# Gentoo Hardened + Gluster = freez

## eagle_cz

Greetings,

did somebody get gluter online on hardened gentoo ?

I have been trying to get it working for several days and im stuck with weird problem.

I can run backend server and it doesnt log any issues.

Then i run client, and it successfully mount gluster brick to the empty directory.

According to logs, no problem.

But in the moment any client application try to access this mount (ls /gluster or df -h)

this client process freez. It can not be even terminated by ctrl+c and keep hanging forever.
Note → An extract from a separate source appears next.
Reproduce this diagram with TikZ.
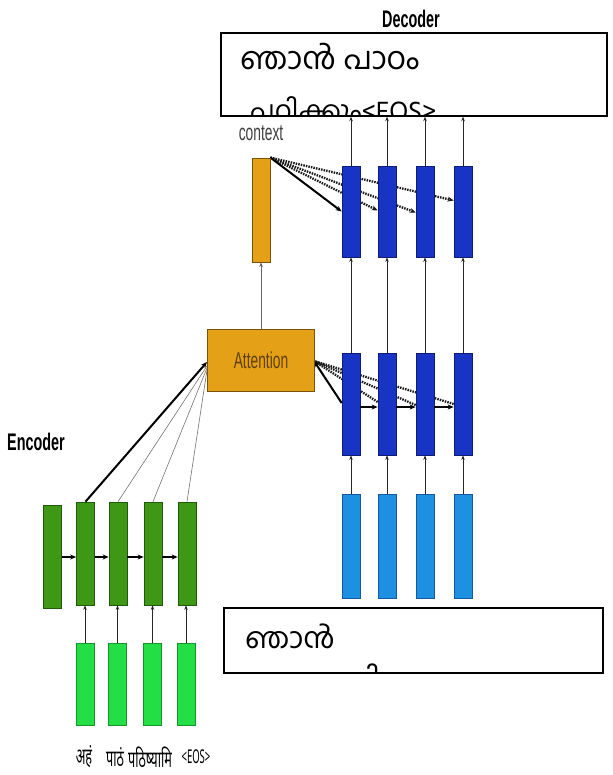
\documentclass[tikz,border=0pt]{standalone}
\usepackage{fontspec}
\usetikzlibrary{arrows.meta,calc}
\newfontfamily\malfont[Script=Malayalam]{Hind Kochi}
\newfontfamily\devfont[Script=Devanagari,FakeStretch=0.55]{Noto Sans}
\newfontfamily\eosfont[FakeStretch=0.5]{Noto Sans}
\newfontfamily\labfont[FakeStretch=0.6]{Liberation Sans}

\definecolor{orangeF}{RGB}{228,160,22}
\definecolor{orangeD}{RGB}{120,82,8}
\definecolor{dblueF}{RGB}{24,52,196}
\definecolor{dblueD}{RGB}{14,28,120}
\definecolor{lblueF}{RGB}{30,144,226}
\definecolor{lblueD}{RGB}{20,88,160}
\definecolor{dgreenF}{RGB}{62,152,22}
\definecolor{dgreenD}{RGB}{30,90,10}
\definecolor{lgreenF}{RGB}{36,222,70}
\definecolor{lgreenD}{RGB}{20,150,40}

\pgfdeclarelayer{paper}
\pgfdeclarelayer{links}
\pgfsetlayers{paper,links,main}

\begin{document}
\begin{tikzpicture}[x=1pt,y=-1pt,
  blk/.style={draw,line width=0.7pt,inner sep=0pt,minimum width=18pt},
  encblk/.style={blk,fill=dgreenF,draw=dgreenD,minimum height=103pt},
  embblk/.style={blk,fill=lgreenF,draw=lgreenD,minimum height=82pt},
  decblk/.style={blk,fill=dblueF,draw=dblueD},
  inblk/.style={blk,fill=lblueF,draw=lblueD,minimum height=104pt},
  orblk/.style={draw=orangeD,fill=orangeF,line width=0.8pt,inner sep=0pt},
  txtbox/.style={draw=black,line width=1.4pt,inner sep=0pt},
  lab/.style={font=\labfont\fontsize{23}{26}\selectfont,inner sep=0pt},
  boldlab/.style={font=\labfont\bfseries\fontsize{24}{27}\selectfont,inner sep=0pt},
  mal/.style={anchor=base west,inner sep=0pt,font=\malfont\fontsize{31}{34}\selectfont},
  word/.style={font=\devfont\fontsize{23}{25}\selectfont,inner sep=0pt},
  thinarr/.style={-{Stealth[length=4.5pt,width=3.5pt]},line width=1pt,black!85},
  thickarr/.style={-{Stealth[length=6pt,width=5pt]},line width=2.2pt,black},
  dotarr/.style={-{Stealth[length=6pt,width=5pt]},line width=2.3pt,black!90,dash pattern=on 1.5pt off 1.1pt},
  fanline/.style={line width=0.6pt,black!55}
]
\begin{pgfonlayer}{paper}
  \fill[white] (0,0) rectangle (612,775);
\end{pgfonlayer}
\useasboundingbox (0,0) rectangle (612,775);

% ---------- text boxes ----------
\node[txtbox,minimum width=386pt,minimum height=83pt] (outbox) at (414,74.5) {};
\node[txtbox,minimum width=379pt,minimum height=65pt] (inbox) at (413.5,640.5) {};
\begin{scope}
  \clip (outbox.south west) rectangle (outbox.north east);
  \node[mal] (outl1) at (240,70) {ഞാൻ പാഠം};
  \node[mal,font=\malfont\fontsize{27}{30}\selectfont] (outl2) at (250,121) {പഠിക്കും<EOS>};
\end{scope}
\begin{scope}
  \clip (inbox.south west) rectangle (inbox.north east);
  \node[mal,font=\malfont\fontsize{29}{34}\selectfont] (inl1) at (245,648) {ഞാൻ};
  \node[mal,font=\malfont\fontsize{29}{34}\selectfont] (inl2) at (250,689) {പാഠം പഠിക്കും};
\end{scope}

% ---------- labels ----------
\node[boldlab] (declab) at (411,19) {Decoder};
\node[boldlab] (enclab) at (36,442) {Encoder};
\node[lab,text=black!75] (ctxlab) at (261,133) {context};

% ---------- encoder ----------
\node[encblk] (e0) at (52.5,556.5) {};
\node[encblk] (e1) at (85.5,553.5) {};
\node[encblk] (e2) at (118,553.5) {};
\node[encblk] (e3) at (153,553.5) {};
\node[encblk] (e4) at (187,553.5) {};

\node[embblk] (g1) at (85,684) {};
\node[embblk] (g2) at (117.5,684) {};
\node[embblk] (g3) at (152.5,684) {};
\node[embblk] (g4) at (186,684) {};

\foreach \i in {1,...,4} {
  \draw[thinarr] (g\i.north) -- (g\i.north |- e\i.south);
}
\draw[thickarr] (e0.east |- 0,557) -- (e1.west |- 0,557);
\draw[thickarr] (e1.east |- 0,557) -- (e2.west |- 0,557);
\draw[thickarr] (e2.east |- 0,557) -- (e3.west |- 0,557);
\draw[thickarr] (e3.east |- 0,557) -- (e4.west |- 0,557);

\node[word] (w1) at (84,757) {अहं};
\node[word] (w2) at (115,757) {पाठं};
\node[word] (w3) at (150,757) {पठिष्यामि};
\node[word,font=\eosfont\fontsize{19}{22}\selectfont] (w4) at (196,757) {<EOS>};

% ---------- attention and context ----------
\node[orblk,minimum width=107pt,minimum height=62pt,font=\labfont\fontsize{23}{26}\selectfont,text=orangeD!80!black] (att) at (261,360) {Attention};
\node[orblk,minimum width=18pt,minimum height=104pt] (ctx) at (261,210) {};

\coordinate (attin) at (207,362);
\draw[fanline] (e2.north) -- (207,366);
\draw[fanline] (e3.north) -- (207,368);
\draw[fanline] (e4.north) -- (207,370);
\draw[thickarr,line width=2pt] (e1.north) -- (attin);
\draw[thinarr,black!60,line width=0.7pt] (att.north) -- (ctx.south);

% ---------- decoder ----------
\foreach \i/\x in {1/351,2/387,3/425,4/463} {
  \node[decblk,minimum height=91pt] (t\i) at (\x,211.5) {};
  \node[decblk,minimum height=102pt] (m\i) at (\x,404) {};
  \node[inblk] (b\i) at (\x,546) {};
}
\foreach \i in {1,...,4} {
  \draw[thinarr] (t\i.north) -- (t\i.north |- outbox.south);
  \draw[thinarr] (m\i.north) -- (t\i.south);
  \draw[thinarr] (b\i.north) -- (m\i.south);
}
\draw[thickarr] (m1.east |- 0,407) -- (m2.west |- 0,407);
\draw[thickarr] (m2.east |- 0,407) -- (m3.west |- 0,407);
\draw[thickarr] (m3.east |- 0,407) -- (m4.west |- 0,407);

% links that pass behind the decoder states
\begin{pgfonlayer}{links}
  % attention over the decoder states
  \coordinate (attout) at (314,361);
  \draw[dotarr,-] ($(m2.west)+(0,-2)$) -- (attout);
  \draw[dotarr,-] ($(m3.west)+(0,1)$) -- (attout);
  \draw[dotarr,-] ($(m4.west)+(0,0)$) -- (attout);
  \draw[thickarr,line width=2pt] ($(m1.west)+(0,-1)$) -- (attout);

  % context fed to every decoder step
  \coordinate (ctxout) at (ctx.north east);
  \draw[dotarr] (ctxout) -- ($(t2.west)+(0,-1)$);
  \draw[dotarr] (ctxout) -- ($(t3.west)+(0,1)$);
  \draw[dotarr] (ctxout) -- ($(t4.west)+(0,-11)$);
  \draw[thickarr,line width=2pt] (ctxout) -- (t1.west);
\end{pgfonlayer}
\end{tikzpicture}
\end{document}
When backend is terminated, frozen application unfreez with error, that mount point is not mounted.

Any tips ?

cheers

----------

## cassiol

Hello,

i has a similar trouble with nfs, when nfs server or network is down. maybe a firewall trouble?

----------

## eagle_cz

from the log file i can see, that client connected successfully to the brick.

Did you manage to solve it with NFS ?

----------

## cassiol

Heloo...

I has update nfs server and client in all servers to last unstable version. This solve my troubles.

which is your fuse version? You could try a patched fuse from the Gluster?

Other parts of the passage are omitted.